HDF5 file in nexus writer
@pithan @matias.guijarro @andy.gotz @sole
What is the final decision in terms of HDF5_USE_FILE_LOCKING
and holding the file open during scans?
Things to take into account:
-
Multiple scans can run in parallel and write to the same file
We need to write with
HDF5_USE_FILE_LOCKING=FALSE
. The scan writers run in the same python process but in a different greenlets with different h5py.File instances. I do have a lock pool (maps filename to a lock) which is shared by all scan writers of one bliss session. I acquire the lock when creating the file and modifying the NXroot attributes but nowhere else. Each scan will create/modify its own NXentry concurrently. I haven't seen conflicts/corruption of the file but I'm not sure theoretically. -
Not all filesystems support flock (like NFS if I understand correctly)
We need to write with
HDF5_USE_FILE_LOCKING=FALSE
(#373 (closed)). -
File access and corruption
Let me know if I got it wrong:
Nexus writer (mode=a) | External application | Issue |
---|---|---|
HDF5_USE_FILE_LOCKING | mode/HDF5_USE_FILE_LOCKING | |
TRUE | r/UNSET(TRUE) | Either may never be able to open the file |
TRUE | r/FALSE | None |
TRUE | a/UNSET(TRUE) | Either may never be able to open the file |
TRUE | a/FALSE | Either may raise exception. File might get corrupted. |
FALSE | r/UNSET(TRUE) | External application may raise exception |
FALSE | r/FALSE | External application may raise exception |
FALSE | a/UNSET(TRUE) | Either may raise exception. File might get corrupted. |
FALSE | a/FALSE | Either may raise exception. File might get corrupted. |
When we use file locking the data cannot be written when others are accessing the file unless they use well behaving software like the latest versions of silx and pymca.
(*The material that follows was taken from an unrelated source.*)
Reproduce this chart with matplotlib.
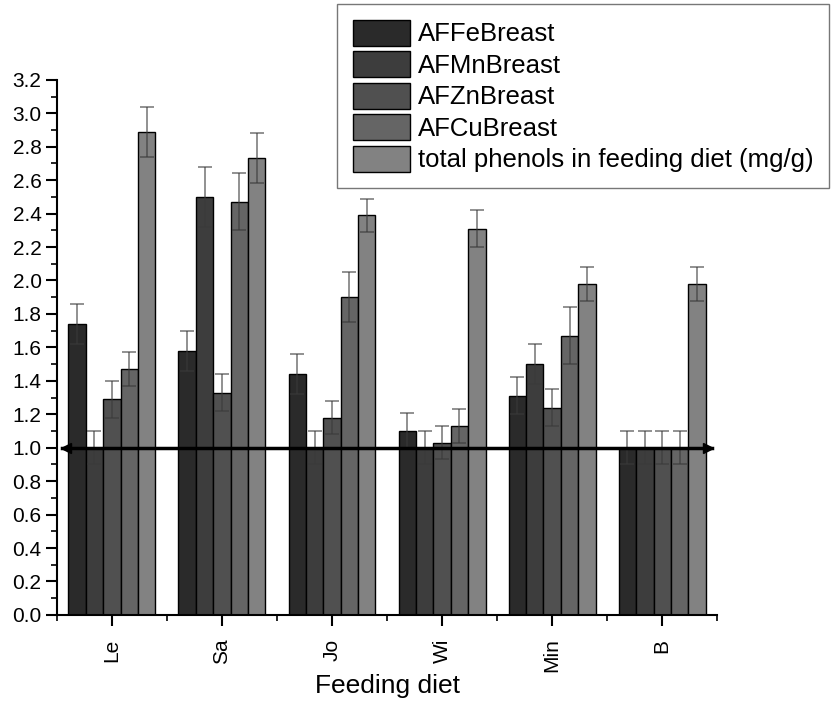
import numpy as np
import matplotlib.pyplot as plt
from matplotlib.ticker import MultipleLocator

plt.rcParams['font.family'] = ['Liberation Sans', 'DejaVu Sans']

# Feeding diets and measured ratios (mean and error)
diets = ['Le', 'Sa', 'Jo', 'Wi', 'Min', 'B']
series_names = ['AFFeBreast', 'AFMnBreast', 'AFZnBreast', 'AFCuBreast',
                'total phenols in feeding diet (mg/g)']

fe = [1.74, 1.58, 1.44, 1.10, 1.31, 1.00]
mn = [1.00, 2.50, 1.00, 1.00, 1.50, 1.00]
zn = [1.29, 1.33, 1.18, 1.03, 1.24, 1.00]
cu = [1.47, 2.47, 1.90, 1.13, 1.67, 1.00]
phenols = [2.89, 2.73, 2.39, 2.31, 1.98, 1.98]

fe_err = [0.12, 0.12, 0.12, 0.11, 0.11, 0.10]
mn_err = [0.10, 0.18, 0.10, 0.10, 0.12, 0.10]
zn_err = [0.11, 0.11, 0.10, 0.10, 0.11, 0.10]
cu_err = [0.10, 0.17, 0.15, 0.10, 0.17, 0.10]
phenols_err = [0.15, 0.15, 0.10, 0.11, 0.10, 0.10]

values = [fe, mn, zn, cu, phenols]
errors = [fe_err, mn_err, zn_err, cu_err, phenols_err]
colors = ['#2a2a2a', '#3d3d3d', '#505050', '#656565', '#828282']

fig = plt.figure(figsize=(8.35, 7.06), dpi=100)
ax = fig.add_axes([0.068, 0.129, 0.791, 0.758])

x = np.arange(1, len(diets) + 1)
width = 0.158
handles = []
for i, (vals, errs, col) in enumerate(zip(values, errors, colors)):
    pos = x + (i - 2) * width
    b = ax.bar(pos, vals, width, color=col, edgecolor='black', linewidth=1.0,
               label=series_names[i], zorder=2)
    ax.errorbar(pos, vals, yerr=errs, fmt='none', ecolor='#3a3a3a', alpha=0.6,
                elinewidth=1.3, capsize=5, capthick=1.3, zorder=3)
    handles.append(b)

# reference line at ratio 1.0
ax.plot([0.55, 6.45], [1, 1], color='black', linewidth=2.5, zorder=4)
ax.plot([0.58], [1], marker='<', color='black', markersize=7, zorder=4)
ax.plot([6.42], [1], marker='>', color='black', markersize=7, zorder=4)

ax.set_xlim(0.5, 6.5)
ax.set_ylim(0, 3.2)
ax.set_xticks(x)
ax.set_xticklabels(diets, rotation=90, fontsize=15)
ax.set_xticks(np.arange(0.5, 6.6, 1), minor=True)
ax.set_yticks(np.arange(0, 3.21, 0.2))
ax.set_yticklabels([f'{v:.1f}' for v in np.arange(0, 3.21, 0.2)], fontsize=15)
ax.yaxis.set_minor_locator(MultipleLocator(0.1))

ax.spines['top'].set_visible(False)
ax.spines['right'].set_visible(False)
for s in ['left', 'bottom']:
    ax.spines[s].set_linewidth(1.5)
ax.tick_params(which='major', direction='out', length=8, width=1.5, pad=3)
ax.tick_params(which='minor', direction='out', length=4, width=1.2)
ax.tick_params(axis='x', which='major', pad=9)

ax.set_xlabel('Feeding diet', fontsize=19, labelpad=1)

leg = fig.legend(handles=handles, loc='upper right', bbox_to_anchor=(0.993, 0.994),
                 fontsize=18.5, frameon=True, fancybox=False, edgecolor='#555555',
                 handlelength=2.25, handleheight=1.2, labelspacing=0.18,
                 handletextpad=0.3, borderpad=0.6, borderaxespad=0)
leg.get_frame().set_linewidth(1.0)

fig.savefig('out.png', dpi=100)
However the file never gets corrupted. If we don't use file locking, we can always write but external applications can corrupt the file when opening in append mode (only when actually writing are just by opening?).
-
File access hold/flush or open/close
If we set
HDF5_USE_FILE_LOCKING=FALSE
it is mainly a question of performance. If we setHDF5_USE_FILE_LOCKING=TRUE
then external applications cannot use the file when a scan is running. -
Single-writer multiple reader
I could try to open the file in this mode and if it doesn't work, open in the normal mode. Is this useful? Some scary stuff
Conclusion (tell me if you object): HDF5_USE_FILE_LOCKING=FALSE
, don't use SWMR and hold/flush (every 5 seconds? configurable? depending on memory and data size?) and live with the danger of external applications trying to modify the file.